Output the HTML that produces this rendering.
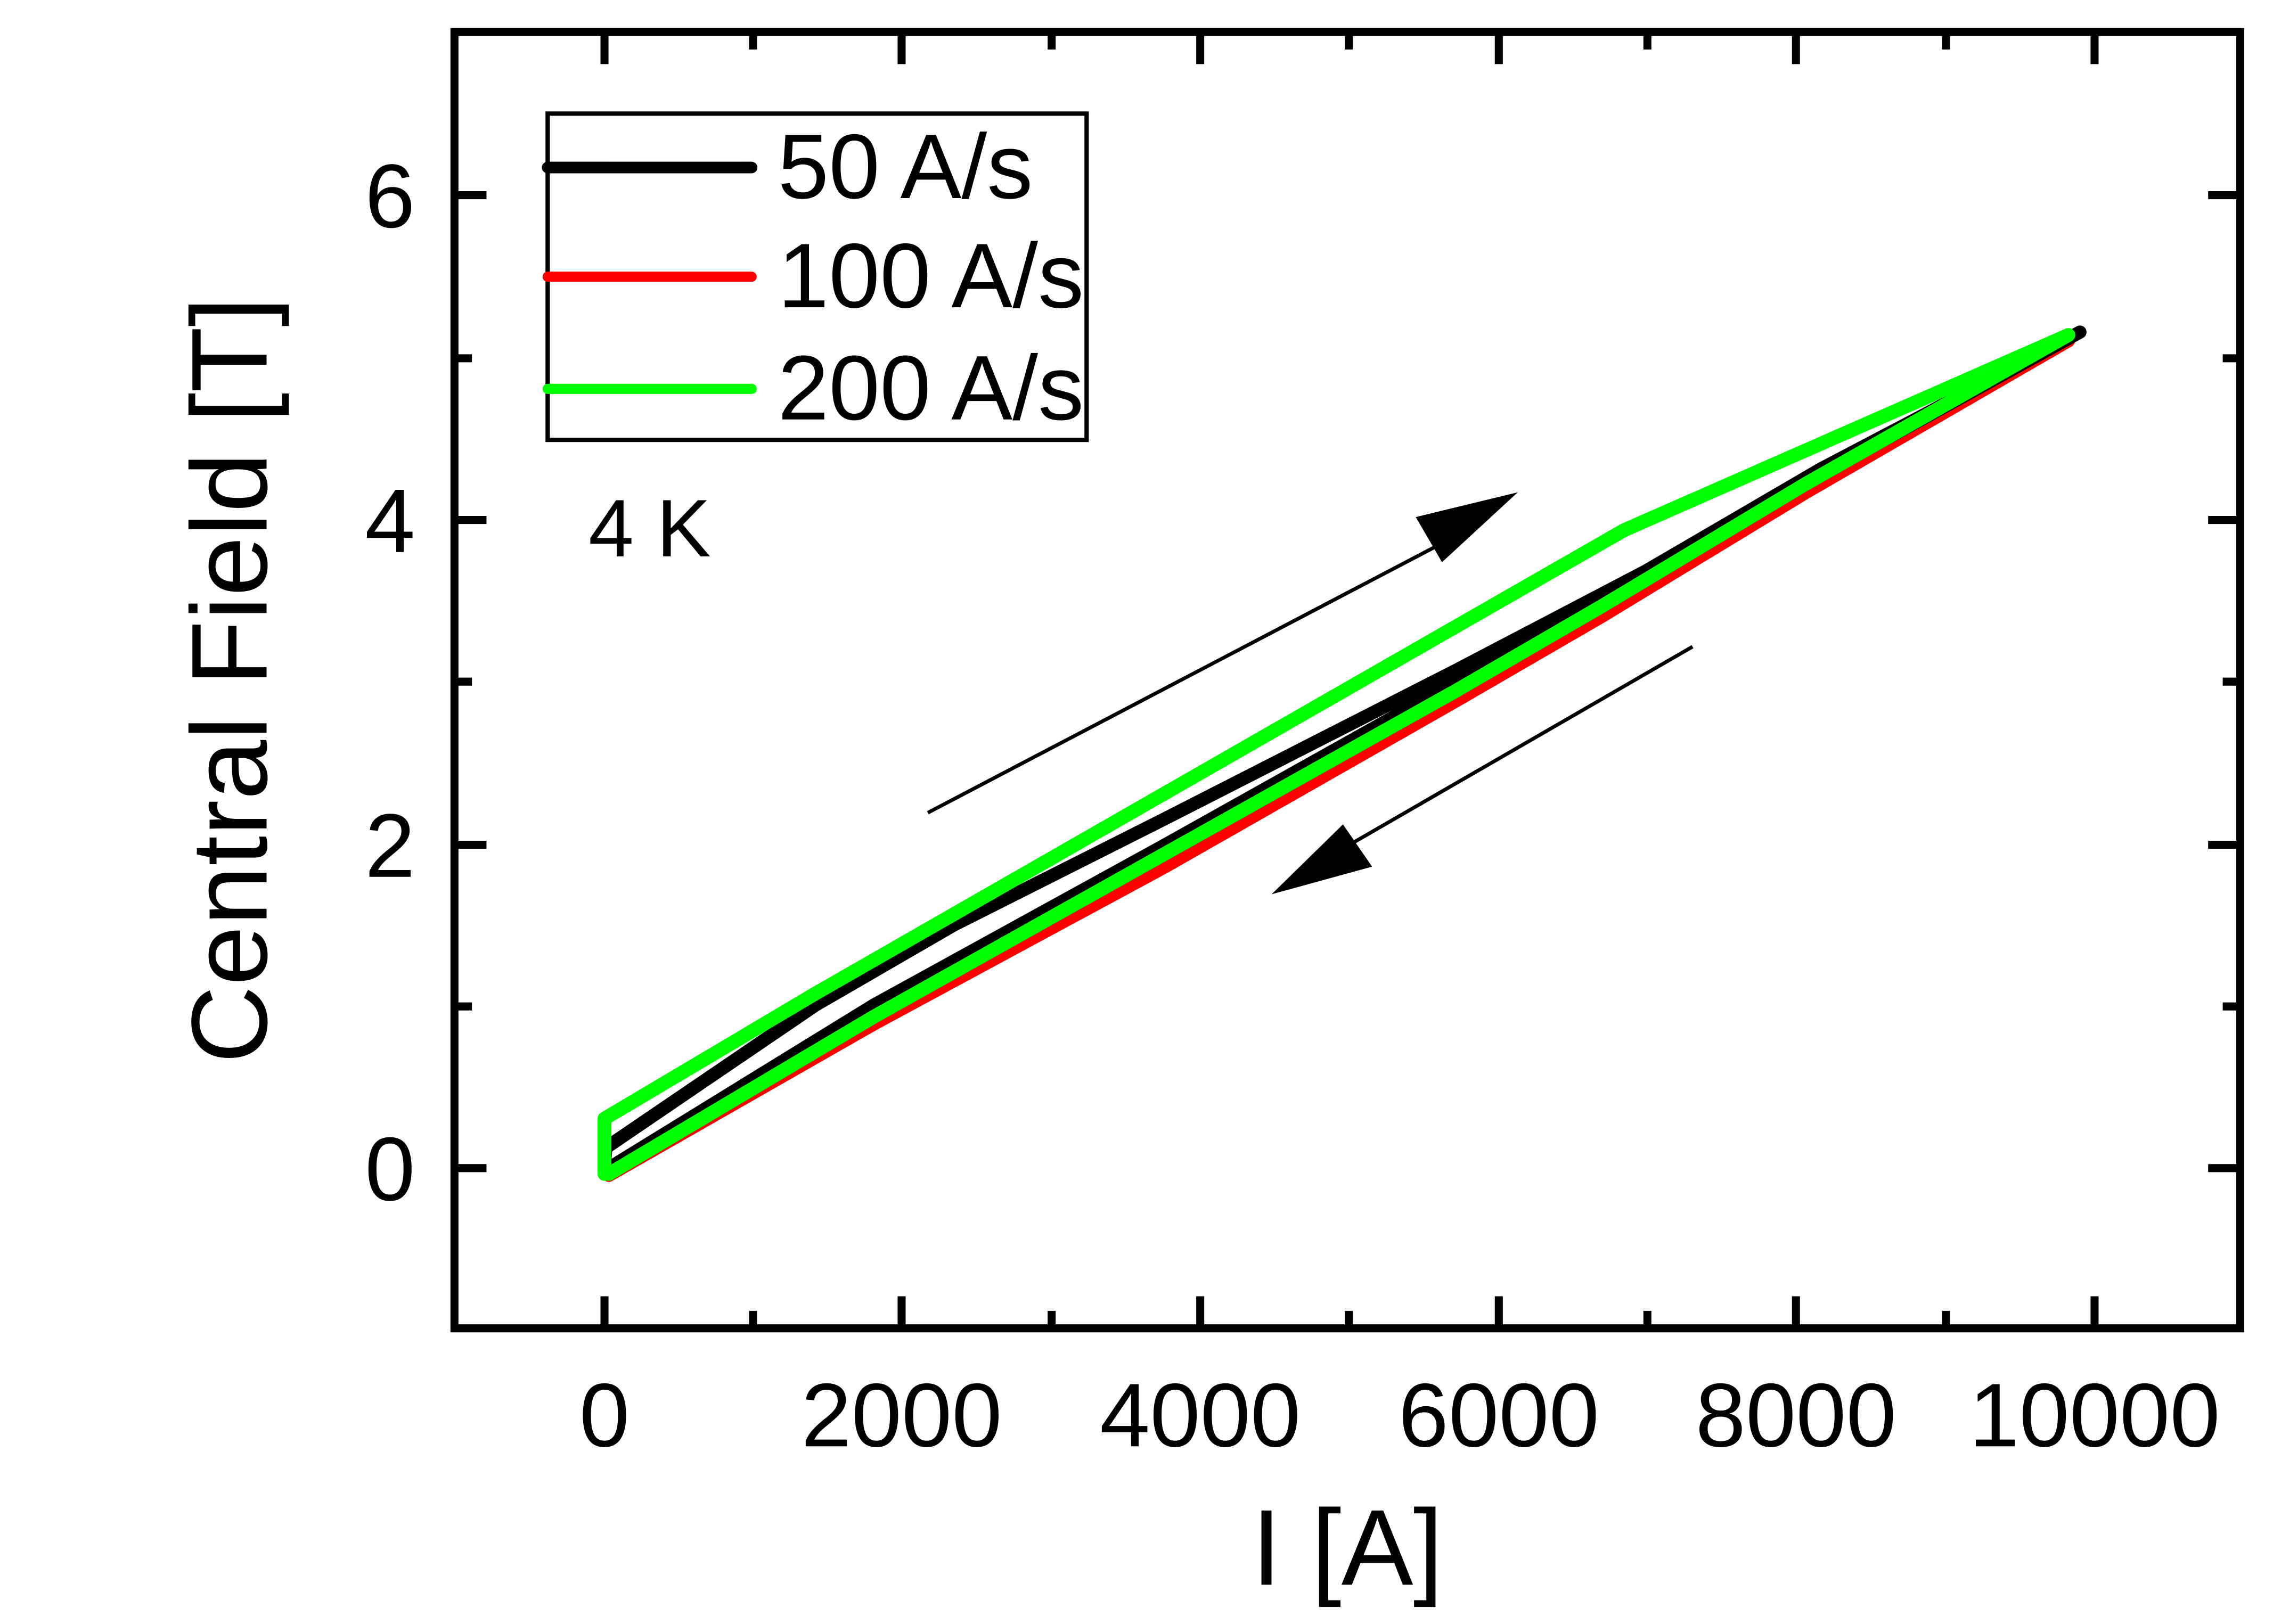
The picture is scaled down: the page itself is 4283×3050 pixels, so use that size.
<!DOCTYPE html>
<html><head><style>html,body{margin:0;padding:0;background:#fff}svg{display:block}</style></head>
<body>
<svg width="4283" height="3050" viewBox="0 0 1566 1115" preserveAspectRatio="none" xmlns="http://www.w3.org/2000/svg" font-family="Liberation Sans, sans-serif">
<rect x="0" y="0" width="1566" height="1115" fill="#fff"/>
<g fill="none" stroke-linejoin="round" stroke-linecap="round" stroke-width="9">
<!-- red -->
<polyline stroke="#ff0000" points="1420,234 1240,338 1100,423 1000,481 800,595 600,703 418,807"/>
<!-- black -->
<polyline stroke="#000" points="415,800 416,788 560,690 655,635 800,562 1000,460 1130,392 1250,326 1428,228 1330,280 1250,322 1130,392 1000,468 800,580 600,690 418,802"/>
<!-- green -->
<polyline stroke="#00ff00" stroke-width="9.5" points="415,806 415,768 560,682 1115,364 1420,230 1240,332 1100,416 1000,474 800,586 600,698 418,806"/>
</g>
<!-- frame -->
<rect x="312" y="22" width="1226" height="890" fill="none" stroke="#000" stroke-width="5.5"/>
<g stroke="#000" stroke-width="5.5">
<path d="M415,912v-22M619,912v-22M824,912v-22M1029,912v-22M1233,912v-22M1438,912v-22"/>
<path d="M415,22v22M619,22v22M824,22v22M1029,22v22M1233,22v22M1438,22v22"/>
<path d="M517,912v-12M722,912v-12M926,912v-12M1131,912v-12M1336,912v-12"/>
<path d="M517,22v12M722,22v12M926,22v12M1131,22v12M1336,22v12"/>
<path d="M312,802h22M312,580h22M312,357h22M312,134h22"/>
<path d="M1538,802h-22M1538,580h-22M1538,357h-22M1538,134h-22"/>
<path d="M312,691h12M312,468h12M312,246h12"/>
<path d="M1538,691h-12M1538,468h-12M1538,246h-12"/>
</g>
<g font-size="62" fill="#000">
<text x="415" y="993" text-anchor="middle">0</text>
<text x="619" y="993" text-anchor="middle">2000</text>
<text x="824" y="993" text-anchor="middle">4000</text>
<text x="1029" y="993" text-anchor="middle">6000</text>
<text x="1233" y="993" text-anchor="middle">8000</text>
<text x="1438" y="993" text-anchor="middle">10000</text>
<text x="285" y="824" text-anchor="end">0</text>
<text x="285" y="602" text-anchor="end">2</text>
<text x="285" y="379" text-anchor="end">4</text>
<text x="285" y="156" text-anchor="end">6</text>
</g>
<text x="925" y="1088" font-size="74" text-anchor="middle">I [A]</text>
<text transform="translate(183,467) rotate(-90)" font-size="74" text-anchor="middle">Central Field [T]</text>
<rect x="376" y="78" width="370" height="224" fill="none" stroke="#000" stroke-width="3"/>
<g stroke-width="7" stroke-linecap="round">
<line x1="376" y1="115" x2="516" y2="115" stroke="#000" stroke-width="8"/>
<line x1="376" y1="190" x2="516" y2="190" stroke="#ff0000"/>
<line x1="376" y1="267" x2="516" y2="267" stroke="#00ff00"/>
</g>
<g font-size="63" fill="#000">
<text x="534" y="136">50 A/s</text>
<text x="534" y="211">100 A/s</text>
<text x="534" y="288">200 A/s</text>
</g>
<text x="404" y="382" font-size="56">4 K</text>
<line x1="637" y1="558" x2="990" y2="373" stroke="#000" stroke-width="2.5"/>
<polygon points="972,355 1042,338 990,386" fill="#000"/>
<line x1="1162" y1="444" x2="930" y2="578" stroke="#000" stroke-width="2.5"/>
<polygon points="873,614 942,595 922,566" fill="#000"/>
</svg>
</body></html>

-*-*-

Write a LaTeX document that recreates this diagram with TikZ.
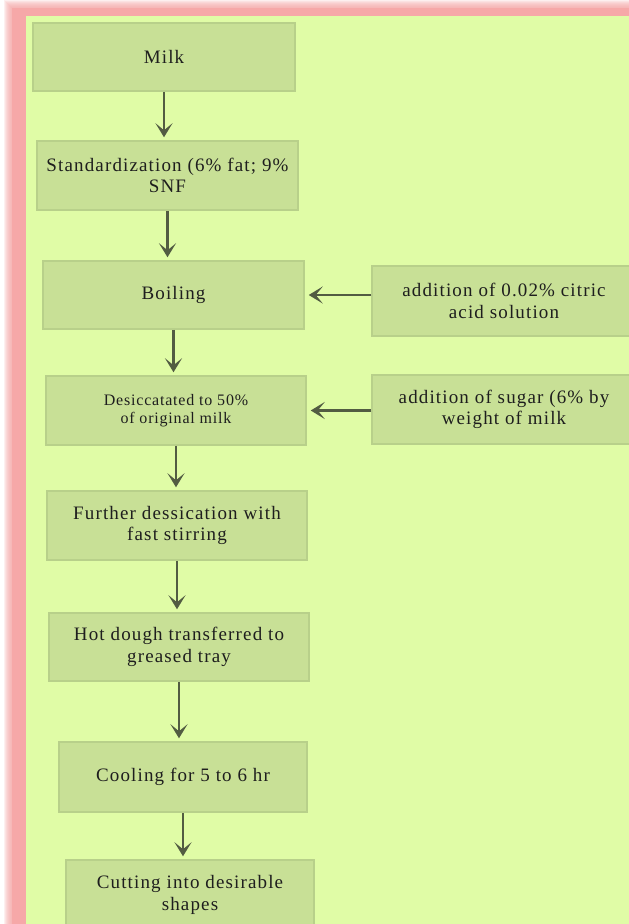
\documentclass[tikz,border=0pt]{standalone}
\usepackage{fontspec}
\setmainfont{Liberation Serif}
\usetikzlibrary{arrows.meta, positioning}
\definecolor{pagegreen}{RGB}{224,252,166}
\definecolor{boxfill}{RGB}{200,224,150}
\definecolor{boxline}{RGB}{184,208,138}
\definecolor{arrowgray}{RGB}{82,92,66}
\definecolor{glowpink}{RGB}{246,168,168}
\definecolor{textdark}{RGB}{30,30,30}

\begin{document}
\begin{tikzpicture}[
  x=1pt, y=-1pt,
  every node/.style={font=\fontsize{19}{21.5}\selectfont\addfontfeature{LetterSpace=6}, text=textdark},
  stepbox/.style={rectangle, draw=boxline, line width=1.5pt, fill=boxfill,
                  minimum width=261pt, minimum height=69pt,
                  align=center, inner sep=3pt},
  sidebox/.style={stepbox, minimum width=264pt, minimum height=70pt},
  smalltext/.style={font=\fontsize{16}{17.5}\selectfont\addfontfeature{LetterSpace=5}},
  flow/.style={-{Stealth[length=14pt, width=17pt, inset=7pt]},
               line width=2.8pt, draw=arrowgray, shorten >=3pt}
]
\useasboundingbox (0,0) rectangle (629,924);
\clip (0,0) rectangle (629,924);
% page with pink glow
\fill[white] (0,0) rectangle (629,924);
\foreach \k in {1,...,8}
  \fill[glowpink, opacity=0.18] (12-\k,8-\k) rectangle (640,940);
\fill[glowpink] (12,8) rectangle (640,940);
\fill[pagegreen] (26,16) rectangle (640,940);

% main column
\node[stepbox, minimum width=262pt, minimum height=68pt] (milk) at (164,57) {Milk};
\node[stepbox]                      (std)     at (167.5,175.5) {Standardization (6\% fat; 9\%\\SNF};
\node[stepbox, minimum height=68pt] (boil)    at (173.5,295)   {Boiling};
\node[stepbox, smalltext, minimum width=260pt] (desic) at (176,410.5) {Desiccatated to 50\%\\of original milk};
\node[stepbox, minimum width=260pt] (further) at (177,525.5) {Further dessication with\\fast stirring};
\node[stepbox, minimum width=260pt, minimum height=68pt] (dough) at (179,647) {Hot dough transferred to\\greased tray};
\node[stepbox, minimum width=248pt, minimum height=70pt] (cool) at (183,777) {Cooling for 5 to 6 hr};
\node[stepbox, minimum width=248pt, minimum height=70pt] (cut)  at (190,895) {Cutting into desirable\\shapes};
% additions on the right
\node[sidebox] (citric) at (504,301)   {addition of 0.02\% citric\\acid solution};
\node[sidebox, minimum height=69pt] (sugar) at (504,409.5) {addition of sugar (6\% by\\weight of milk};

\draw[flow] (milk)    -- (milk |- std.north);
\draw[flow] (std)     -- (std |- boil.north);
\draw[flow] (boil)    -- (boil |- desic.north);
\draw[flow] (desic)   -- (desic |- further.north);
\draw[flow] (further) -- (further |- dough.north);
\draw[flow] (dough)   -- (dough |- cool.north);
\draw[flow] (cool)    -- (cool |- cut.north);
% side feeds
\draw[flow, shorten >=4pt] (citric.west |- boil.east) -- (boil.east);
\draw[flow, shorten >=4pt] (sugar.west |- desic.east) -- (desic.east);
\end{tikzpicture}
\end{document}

-*-*-

Identify every line where the string "with" appears.

## CORRECT ANSWER
Write a LaTeX document that recreates this diagram with TikZ.
% page with pink glow
\node[stepbox, minimum width=260pt] (further) at (177,525.5) {Further dessication with\\fast stirring};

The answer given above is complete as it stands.